Como en los Reyes Magos o en las cigüeñas de París, creí en el Balón de Oro durante años con la delicada ilusión de un niño. Hoy, unos cuantos desengaños después, contemplo su tediosa gala desde el sofá de mi casa, más obligado por la antigua leyenda que por la futura. Ahora que se han apagado los focos, devuélvanme de una vez el balón de cuero.
Recuerdo que, siendo yo todavía un crío fascinado por la iluminación del Bernabéu, apareció vestido de enemigo azulgrana un tipo al que bauticé como Ronaldo Nazareno. Mi madre argumenta que lo etiqueté así porque, durante su primera aparición en la tele, imitaba al Cristo del Corcovado en una de sus inigualables celebraciones, lo que me recordaba al Nazareno del pueblo. La similitud con su verdadero apellido hizo el resto. El caso es que, confusiones nominales a parte, crecí sintiendo primero miedo y más tarde admiración por aquel Ronaldo que avasallaba a sus enemigos. Por eso, cuando en algún momento de aquella todavía floreciente carrera, alguien le fotografió besando el Balón de Oro, yo creí ver al mismísimo Dios (perdonen la mística del artículo) disfrazado de jugador de fútbol.
Recuerdo también cómo escuchaba cada cierto tiempo los nombres de aquellas figuras que protagonizaban los cromos más relucientes de mi álbum exclamados por algún hortera con pajarita que se afanaba en leer el sobre con firmeza. Yo admiraba a aquellos tipos como si de extraterrestres se tratara. Verdaderos triunfadores capaces de eclipsar a cualquier ser que osara acaparar los pósteres de mi habitación. Creo que ni siquiera los había visto jugar antes, pero el hecho de posar para France Football (qué poco escuché estas dos palabras ayer) ya les convertía en ídolos escondidos en algún lugar de mi subconsciente.
Eran años difíciles para el madridismo, y las pocas veces que alguien conocido protagonizaba alguna de esas portadas llevaba siempre la camisola del Barcelona. Es por eso que sentí una (también delicada) envidia por tipos como Stoichkov o Rivaldo, a quienes la vida había colocado en la cúspide balompédica en lugar de a mis amados Raúl o Hierro.

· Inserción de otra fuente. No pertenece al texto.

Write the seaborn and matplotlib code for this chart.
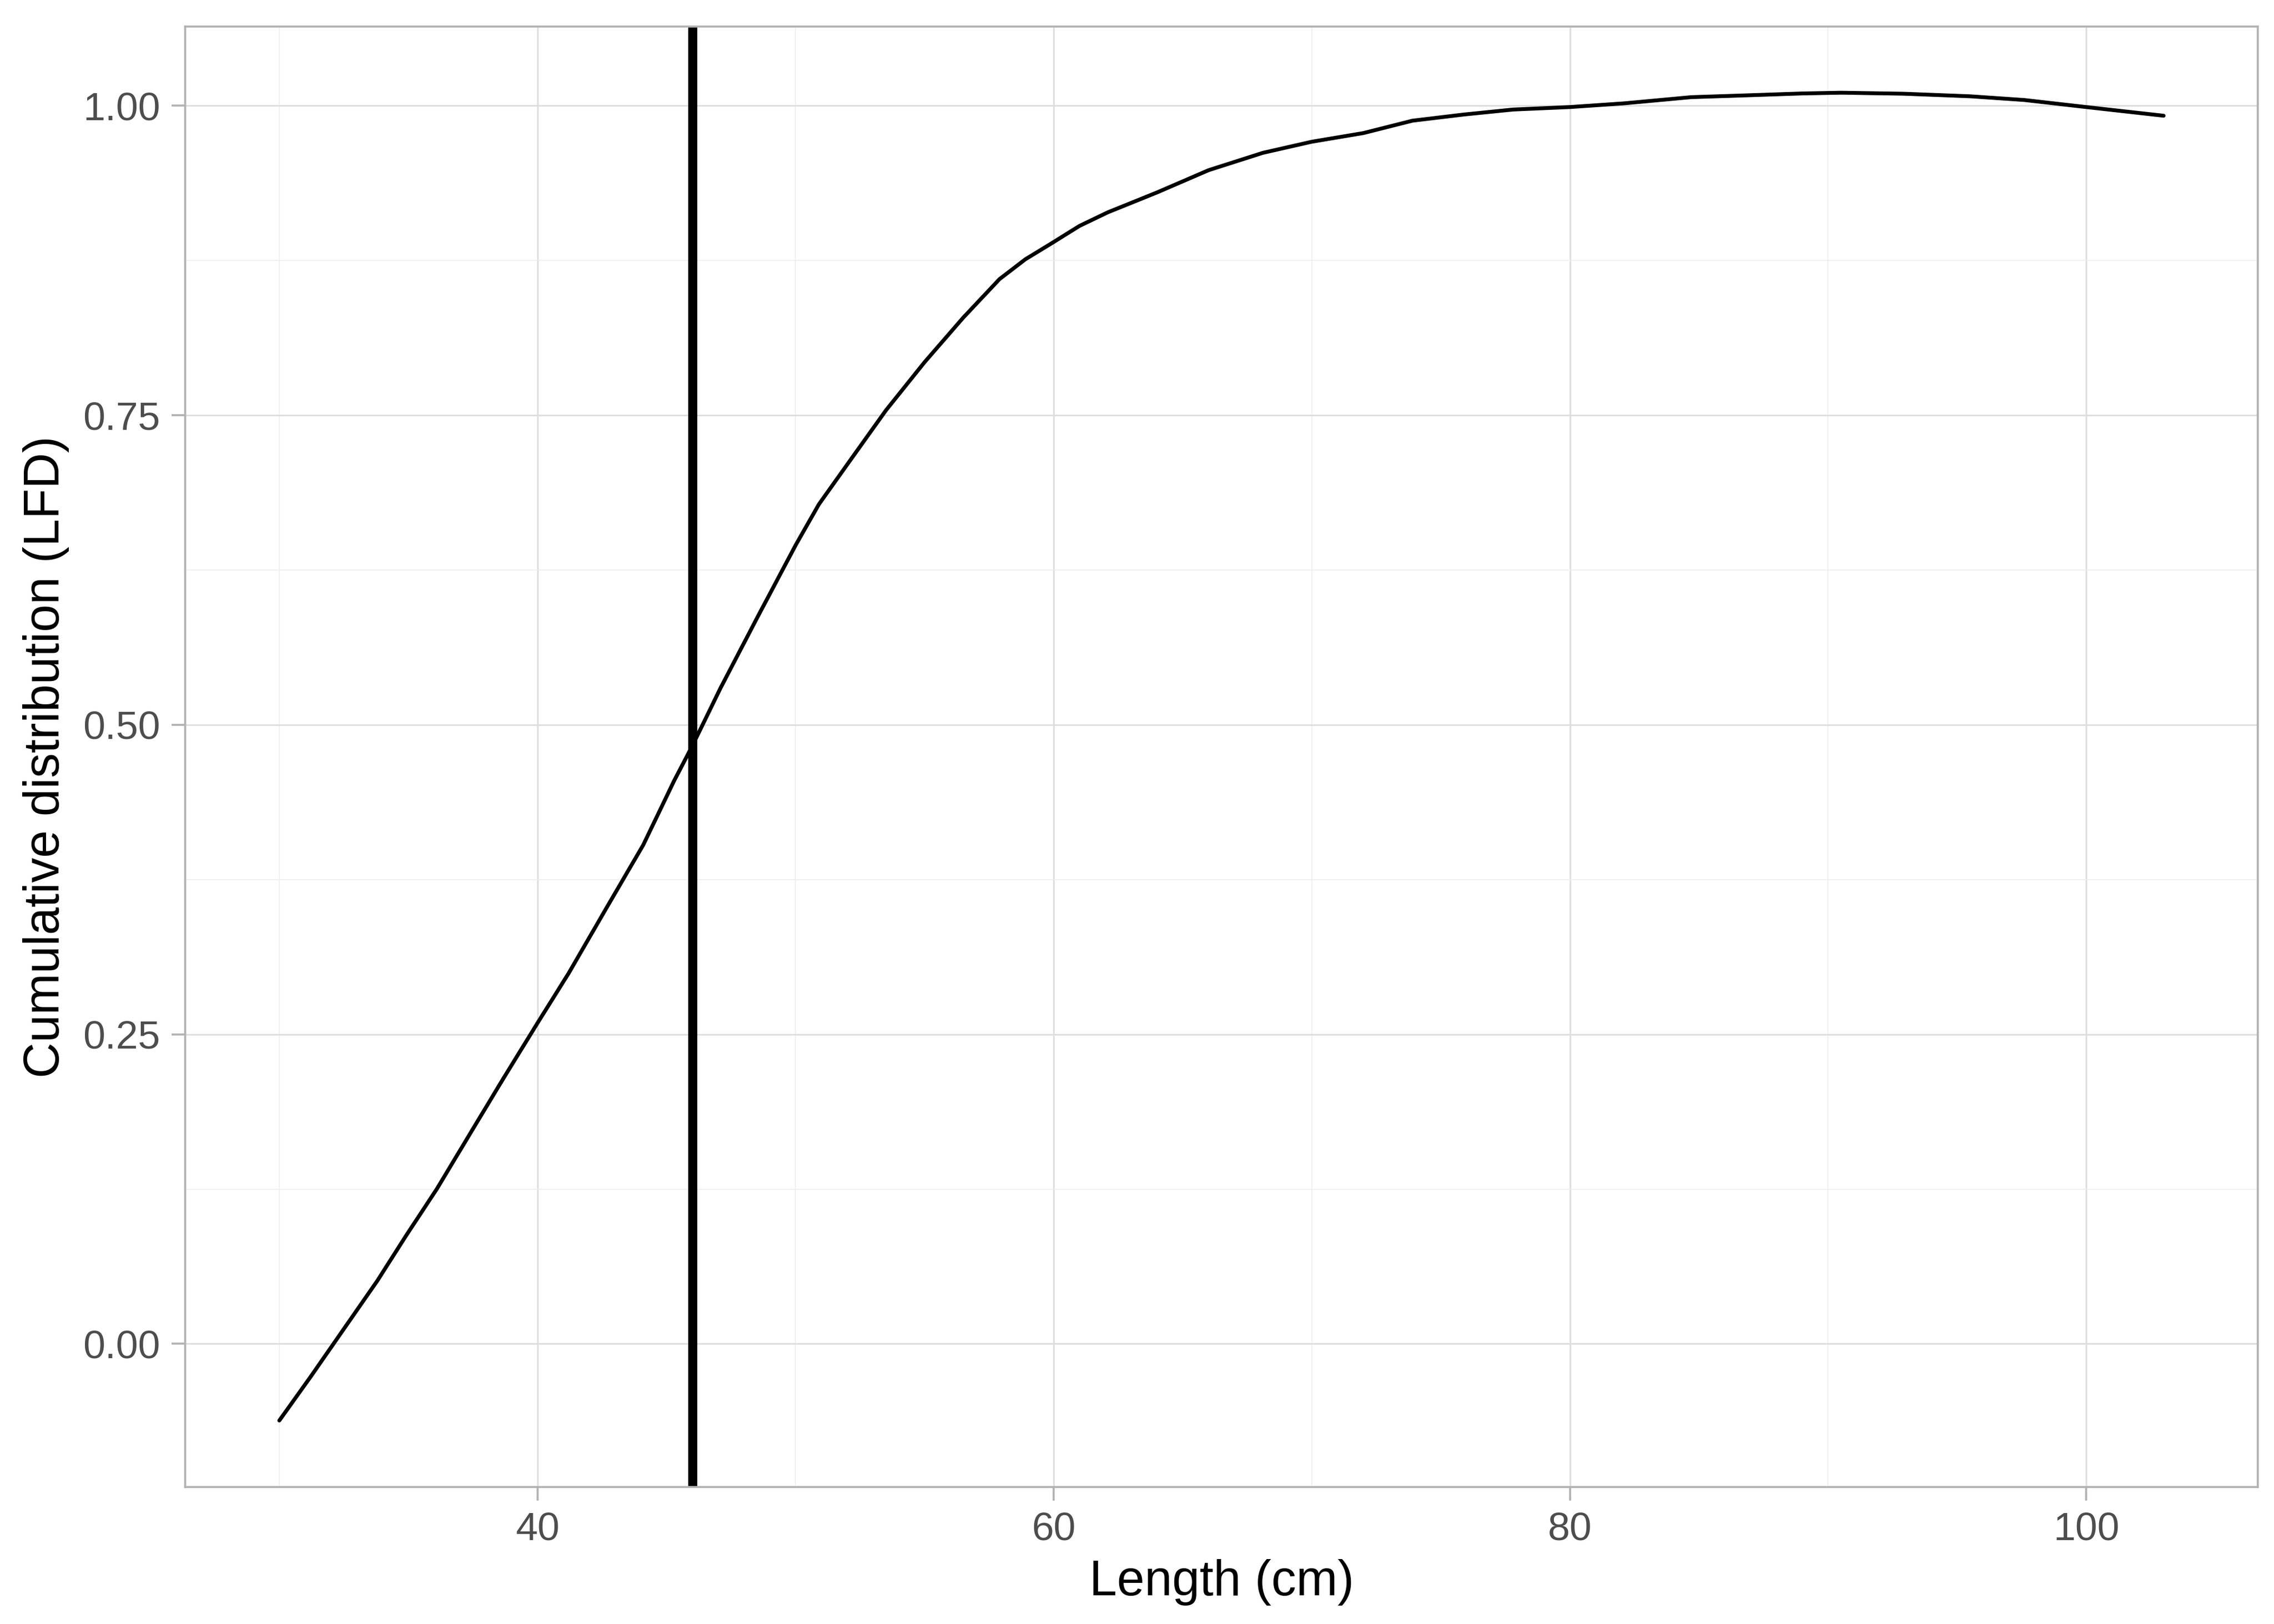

Después llegó Florentino, con ese aire mesiánico que plagó la Castellana de flashes relucientes. Hay quien dice que se desea la piel del oso hasta que se caza. Después se vende con desgana, como un personaje de Fitzgerald que huye del éxito por pereza. Es en este punto donde sospecho que comenzó a romperse mi idílica relación con el dorado esférico. Por mi casa desfilaban Figos y Zidanes acariciando el trofeo y, ahora que podía tocarlo, empezaba a imaginar que aquel oro venía del mismo lugar que ese que regaló Melchor.
Mi ruptura total con el prestigioso galardón llegó gracias a (nótese que utilizo ‘gracias a’ y no ‘por culpa de’) un par de episodios separados por cierta distancia en el tiempo.
El primero aconteció de nuevo en el sofá de mi casa. A través de la televisión, pude ver cómo un reportero le preguntaba a Thuram, un mastodóntico central francés, por su favorito para llevarse el trofeo a casa. El galo, con desgana, contestó: «si ese trasto lo recoge el mejor, que se lo lleve Zidane todos los años». Sobra decir que yo estaba de acuerdo con aquella declaración y que, al resultar un deseo irrealizable, concluí que algo de falsedad escondía el áureo metal.
Pero esa falsedad terminó de calar en mí cuando, ya con la revista francesa haciendo tándem con la FIFA, unos cuantos delincuentes decidieron robarle el Balón de Oro a España en 2010. Digo bien: España. Y es que ese premio no era para Xavi o Iniesta, era para una nacionalidad, la española, que de oro sólo tenía el siglo XVII.
Desde entonces, con Messi y Cristiano pasándose la bola como si de una pared se tratase, poco o nada queda ya de aquella frágil ilusión de niño. Sólo me queda abrir otra cerveza y esperar a que la gala se acabe de una vez, consciente de que este sarao solo les preocupa a los que ganan dinero con él, es decir, al futbolista triunfador y a la FIFA. Yo, mientras tanto, espero a que me devuelvan el balón de cuero. Ése que, por fortuna, no reluce.